One exception might be in the case of someone who has far more than they will ever be able to spend during their lifetime. Let’s say someone has one or more accounts that they have high confidence will never be touched until their beneficiaries receive the inheritance. In that case, we might stretch the time horizon beyond life expectancy for those particular accounts.
But for the sake of brevity, we’ll stay on track by assuming the time horizon, in many cases, will be approximately life expectancy for anyone using withdrawals to pay for living expenses.
Example of a Retirement Projection
Bringing this all together, let’s look at an example.
Susan is 50 years old and has $150,000 saved into a 401(k) with her employer. She makes $60,000/year and wishes to know if she can retire at 62.
Here are the assumptions we will make for her:
- Savings rate: $6,000 out-of-pocket, plus a match of $3,000 from her employer
- Return on investment: She is allocated with 70% equities and 30% bonds, so let’s assume (70% equities x 10% avg return) + (30% bonds x 5% avg return) = 8.5% average total return
- Social Security / Pension Payments: $1,775/month
- Future expenses: $48,000/year
- Future tax rate: Assuming 2017 tax rates apply, let’s say we estimate her effective federal tax rate to be 12% and effective state tax rate to be 4%.
- Inflation rate: We’ll pick 3% average inflation to estimate.
- Time horizon: A 50-year-old healthy female has an estimated life expectancy of 82 years.
Plugging this all into an Excel spreadsheet, here we can see that Susan doesn’t quite have enough to confidently make this last until age 82.

Unfortunately, Susan’s retirement assets run out at age 78 and plunge into the negatives. While this is sad to see, it’s also good for us to know so that we can make adjustments now to avoid it.
There are a number of assumptions we could adjust, but let’s focus on the one’s we can control.
What if Susan saves $1,000 extra every year up until retirement, and she determines that she could live on a monthly $3,500 instead of $4,000 (assuming today’s dollar values)? Under that scenario, her plan turns out just fine.

The thing about retirement projections is that there are so many assumptions that could work out one way or another.
Social Security could be higher than we’re estimating here.
Susan might get to age 62 and decide she would enjoy continuing to work part-time until 65 or later.
Susan might receive an inheritance.
Susan might get married and share expenses and income with someone else.
Inflation might be below 2%.
Susan might get an unexpected raise or bonus.
Taxes might be lower than we’re estimating.
Return on investment might be higher.
The more assumptions we have, the more uncertain is our final conclusion. So we never want to think of this as a prediction.

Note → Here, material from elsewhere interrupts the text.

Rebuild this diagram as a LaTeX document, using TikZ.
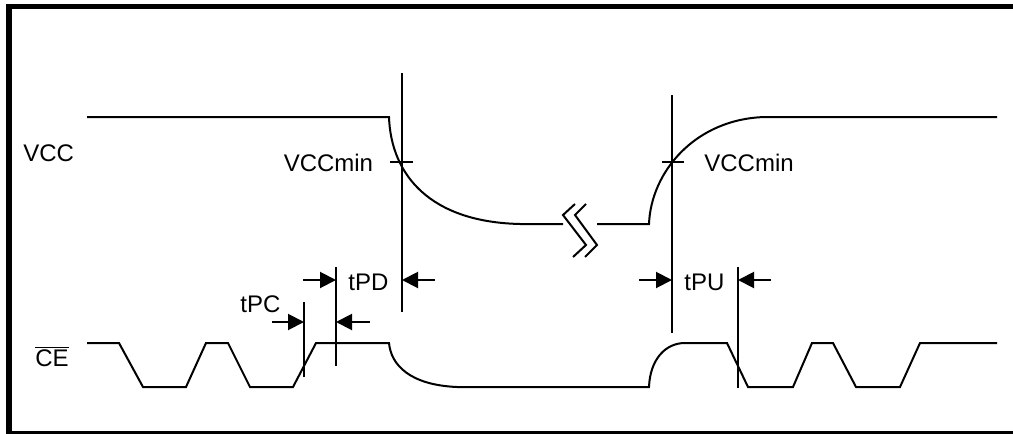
\documentclass[tikz,border=0pt]{standalone}
\usepackage{fontspec}
\setmainfont{Liberation Sans}
\usetikzlibrary{arrows.meta}
\begin{document}
\begin{tikzpicture}[x=0.5pt,y=-0.5pt,
  sig/.style={line width=1pt, line join=miter},
  tline/.style={line width=1pt},
  dim/.style={line width=1pt, -{Triangle[length=8pt,width=8pt]}},
  lbl/.style={inner sep=0pt, font=\fontsize{12pt}{14pt}\selectfont}]
\useasboundingbox (0,0) rectangle (1013,434);
\clip (0,0) rectangle (1013,434);
% frame
\draw[line width=2.6pt] (9,6.5) rectangle (1040,433.5);
% labels
\node[lbl, anchor=west] (vcc) at (23,153.5) {VCC};
\node[lbl, anchor=west] (ce) at (35,356.5) {$\overline{\mbox{CE}}$};
\node[lbl, anchor=east] (vmin1) at (373.5,163) {VCCmin};
\node[lbl, anchor=west] (vmin2) at (704,163) {VCCmin};
\node[lbl, anchor=west] (tpd) at (348,282.5) {tPD};
\node[lbl, anchor=west] (tpc) at (240,304.5) {tPC};
\node[lbl, anchor=west] (tpu) at (684,282.5) {tPU};
% VCC waveform
\draw[sig] (87,117) -- (389,117) .. controls (391,175) and (430,222) .. (520,224) -- (563,224);
\draw[sig] (597,224) -- (649,224) .. controls (651,172) and (695,119) .. (765,117) -- (997,117);
% break symbol
\draw[sig] (575,204) -- (563,215) -- (586,245) -- (573,257);
\draw[sig] (586,204) -- (575,215) -- (597,245) -- (585,257);
% CE waveform
\draw[sig] (87,343) -- (119,343) -- (143,387) -- (186,387) -- (206,343) -- (228,343)
  -- (250,387) -- (293,387) -- (316,343) -- (389,343)
  .. controls (391,365) and (410,385) .. (457,387) -- (649,387)
  .. controls (650,360) and (665,343) .. (685,343) -- (727,343) -- (748,387)
  -- (793,387) -- (812,343) -- (833,343) -- (856,387) -- (900,387) -- (920,343) -- (997,343);
% vertical timing lines
\coordinate (l1t) at (402,73);  \coordinate (l1b) at (402,312);
\coordinate (l2t) at (672,95);  \coordinate (l2b) at (672,333);
\coordinate (l3t) at (738,267); \coordinate (l3b) at (738,388);
\coordinate (lct) at (304,302); \coordinate (lcb) at (304,377);
\coordinate (ldt) at (336,267); \coordinate (ldb) at (336,366);
\draw[tline] (l1t) -- (l1b);
\draw[tline] (l2t) -- (l2b);
\draw[tline] (l3t) -- (l3b);
\draw[tline] (lct) -- (lcb);
\draw[tline] (ldt) -- (ldb);
% VCCmin ticks
\draw[tline] (390,162) -- (413,162);
\draw[tline] (662,162) -- (684,162);
% dimension arrows
\coordinate (a1s) at (303,280); \coordinate (a1e) at (336,280);
\coordinate (a2s) at (435,280); \coordinate (a2e) at (402,280);
\coordinate (a3s) at (639,280); \coordinate (a3e) at (672,280);
\coordinate (a4s) at (771,280); \coordinate (a4e) at (738,280);
\coordinate (a5s) at (272,322); \coordinate (a5e) at (304,322);
\coordinate (a6s) at (370,322); \coordinate (a6e) at (336,322);
\draw[dim] (a1s) -- (a1e);
\draw[dim] (a2s) -- (a2e);
\draw[dim] (a3s) -- (a3e);
\draw[dim] (a4s) -- (a4e);
\draw[dim] (a5s) -- (a5e);
\draw[dim] (a6s) -- (a6e);
\end{tikzpicture}
\end{document}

Instead, the way to think about this is like a blueprint for how to prudently plan for today. Things will turn out however they turn out, but at least we can do our part today in improving the likelihood of retirement success.
Conclusion
There are a lot of calculations in here, I know.

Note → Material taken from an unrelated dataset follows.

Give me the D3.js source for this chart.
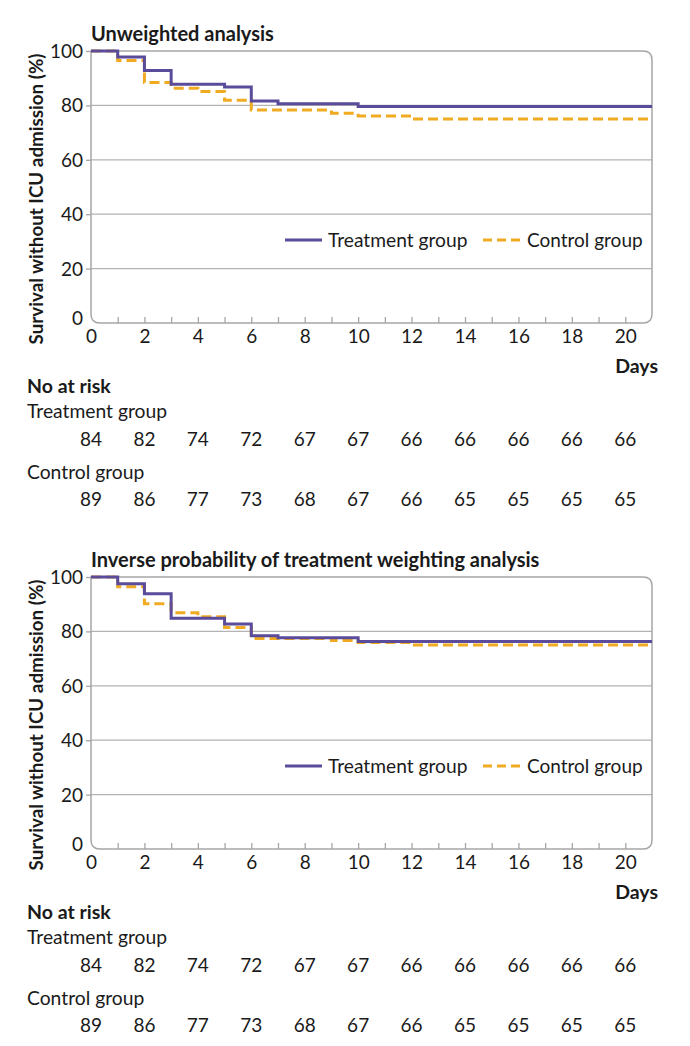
<!DOCTYPE html>
<html><head><meta charset="utf-8">
<script src="https://cdn.jsdelivr.net/npm/d3@7"></script>
<style>
body{margin:0;background:#fff;}
text{font-family:Lato,"Open Sans",sans-serif;fill:#1a1a1a;}
.b{font-weight:700;}
.l{font-weight:400;}
</style></head><body>
<svg id="c" width="690" height="1046"></svg>
<script>
const titles = ["Unweighted analysis", "Inverse probability of treatment weighting analysis"];
const seriesNames = ["Treatment group", "Control group"];
const xTicks = [0,2,4,6,8,10,12,14,16,18,20];
const yTicks = [0,20,40,60,80,100];

// Unweighted analysis
const uwTreatDays = [0,1,2,3,5,6,7,10,21];
const uwTreatSurv = [100,97.8,92.8,87.8,86.8,81.6,80.6,79.6,79.6];
const uwCtrlDays  = [0,1,2,3,4,5,6,9,10,12,21];
const uwCtrlSurv  = [100,96.5,88.4,86.3,85.1,81.9,78.3,77.1,76.1,75.0,75.0];

// IPTW analysis
const ipTreatDays = [0,1,2,3,5,6,7,10,21];
const ipTreatSurv = [100,97.5,93.8,84.8,82.7,78.4,77.7,76.3,76.3];
const ipCtrlDays  = [0,1,2,3,4,5,6,9,10,12,21];
const ipCtrlSurv  = [100,96.4,90.2,86.9,85.4,81.4,77.4,76.7,75.9,75.0,75.0];

// Numbers at risk (same in both panels)
const riskTreat = [84,82,74,72,67,67,66,66,66,66,66];
const riskCtrl  = [89,86,77,73,68,67,66,65,65,65,65];

const TREAT = "#5a4b9b", CTRL = "#f0ab22", GRID = "#b3b3b3", FRAME = "#a6a6a6";
const svg = d3.select("#c");

function panel(oy, title, tDays, tSurv, cDays, cSurv){
  const g = svg.append("g").attr("transform", `translate(0,${oy})`);
  const x = d3.scaleLinear().domain([0,21]).range([91,652]);
  const y = d3.scaleLinear().domain([0,100]).range([323,51]);
  const x0 = x(0), x1 = x(21), y0 = y(0), y1 = y(100), r = 9;

  g.selectAll("line.grid").data(yTicks.filter(d=>d>0 && d<100)).join("line")
    .attr("x1", x0).attr("x2", x1).attr("y1", d=>y(d)).attr("y2", d=>y(d))
    .attr("stroke", GRID).attr("stroke-width", 1.3);

  g.append("path").attr("fill","none").attr("stroke",FRAME).attr("stroke-width",1.5)
    .attr("d", `M${x0},${y1} L${x1-r},${y1} Q${x1},${y1} ${x1},${y1+r} L${x1},${y0-r} Q${x1},${y0} ${x1-r},${y0} L${x0+r},${y0} Q${x0},${y0} ${x0},${y0-r} Z`);

  const ya = d3.axisLeft(y).tickValues(yTicks).tickSize(5).tickPadding(3);
  const yg = g.append("g").attr("transform", `translate(${x0},0)`).call(ya);
  yg.select(".domain").remove();
  yg.selectAll(".tick line").attr("stroke", FRAME).attr("stroke-width",1.3).filter(d=>d===0).remove();
  yg.selectAll(".tick text").attr("class","l").style("font-size","19px").style("font-family","Lato").attr("fill","#1a1a1a")
    .attr("dy", d=> d===0 ? "0.1em" : "0.34em");

  const xa = d3.axisBottom(x).tickValues(d3.range(1,21)).tickSize(-6).tickFormat("");
  const xg = g.append("g").attr("transform", `translate(0,${y0})`).call(xa);
  xg.select(".domain").remove();
  xg.selectAll(".tick line").attr("stroke", FRAME).attr("stroke-width",1.3);
  const xl = d3.axisBottom(x).tickValues(xTicks).tickSize(0).tickPadding(7);
  const xlg = g.append("g").attr("transform", `translate(0,${y0})`).call(xl);
  xlg.select(".domain").remove();
  xlg.selectAll(".tick text").attr("class","l").style("font-size","19px").style("font-family","Lato").attr("fill","#1a1a1a");

  const line = d3.line().x(d=>x(d[0])).y(d=>y(d[1])).curve(d3.curveStepAfter);
  g.append("path").datum(d3.zip(cDays,cSurv)).attr("d", line).attr("fill","none")
    .attr("stroke", CTRL).attr("stroke-width",3).attr("stroke-dasharray","10,5");
  g.append("path").datum(d3.zip(tDays,tSurv)).attr("d", line).attr("fill","none")
    .attr("stroke", TREAT).attr("stroke-width",3);

  g.append("text").attr("class","b").attr("x",91).attr("y",41).style("font-size","20px").text(title);

  g.append("text").attr("class","b").attr("transform","translate(43,199) rotate(-90)")
    .attr("text-anchor","middle").style("font-size","18.8px").text("Survival without ICU admission (%)");

  const ly = y(30.5);
  g.append("line").attr("x1",285).attr("x2",322).attr("y1",ly).attr("y2",ly).attr("stroke",TREAT).attr("stroke-width",3);
  g.append("text").attr("x",328).attr("y",ly).attr("dy","0.35em").style("font-size","19.2px").text(seriesNames[0]);
  g.append("line").attr("x1",483).attr("x2",523).attr("y1",ly).attr("y2",ly).attr("stroke",CTRL).attr("stroke-width",3).attr("stroke-dasharray","9,5");
  g.append("text").attr("x",527).attr("y",ly).attr("dy","0.35em").style("font-size","19px").text(seriesNames[1]);

  g.append("text").attr("class","b").attr("x",658).attr("y",373).attr("text-anchor","end").style("font-size","19.5px").text("Days");

  g.append("text").attr("class","b").attr("x",27).attr("y",393).style("font-size","19.5px").text("No at risk");
  g.append("text").attr("x",27).attr("y",418).style("font-size","19.3px").text(seriesNames[0]);
  g.selectAll("text.rt").data(riskTreat).join("text").attr("class","rt")
    .attr("x",(d,i)=>x(xTicks[i])).attr("y",446).attr("text-anchor","middle").style("font-size","19px").text(d=>d);
  g.append("text").attr("x",27).attr("y",479).style("font-size","19.3px").text(seriesNames[1]);
  g.selectAll("text.rc").data(riskCtrl).join("text").attr("class","rc")
    .attr("x",(d,i)=>x(xTicks[i])).attr("y",506).attr("text-anchor","middle").style("font-size","19px").text(d=>d);
}

panel(0, titles[0], uwTreatDays, uwTreatSurv, uwCtrlDays, uwCtrlSurv);
panel(526, titles[1], ipTreatDays, ipTreatSurv, ipCtrlDays, ipCtrlSurv);
</script>
</body></html>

Don’t let that overwhelm you! This is why there are financial advisors, planners and coaches to help customize this projection on an individual basis.
There are further ways to estimate probability of success, such as Monte Carlo simulations (which we won’t get into here!).
But what I hope you take away from today is that, the earlier you begin your retirement planning, the easier it is to “turn the dials” by making small adjustments here and there, adding up to enormous differences in the future.
My goal with this and future content is to help you achieve your retirement goals, and life goals more broadly, by showing you the tools available and the knowledge of how simple actions can lead to exponentially different futures.
In the end, it’s about giving you the freedom to live life on your terms!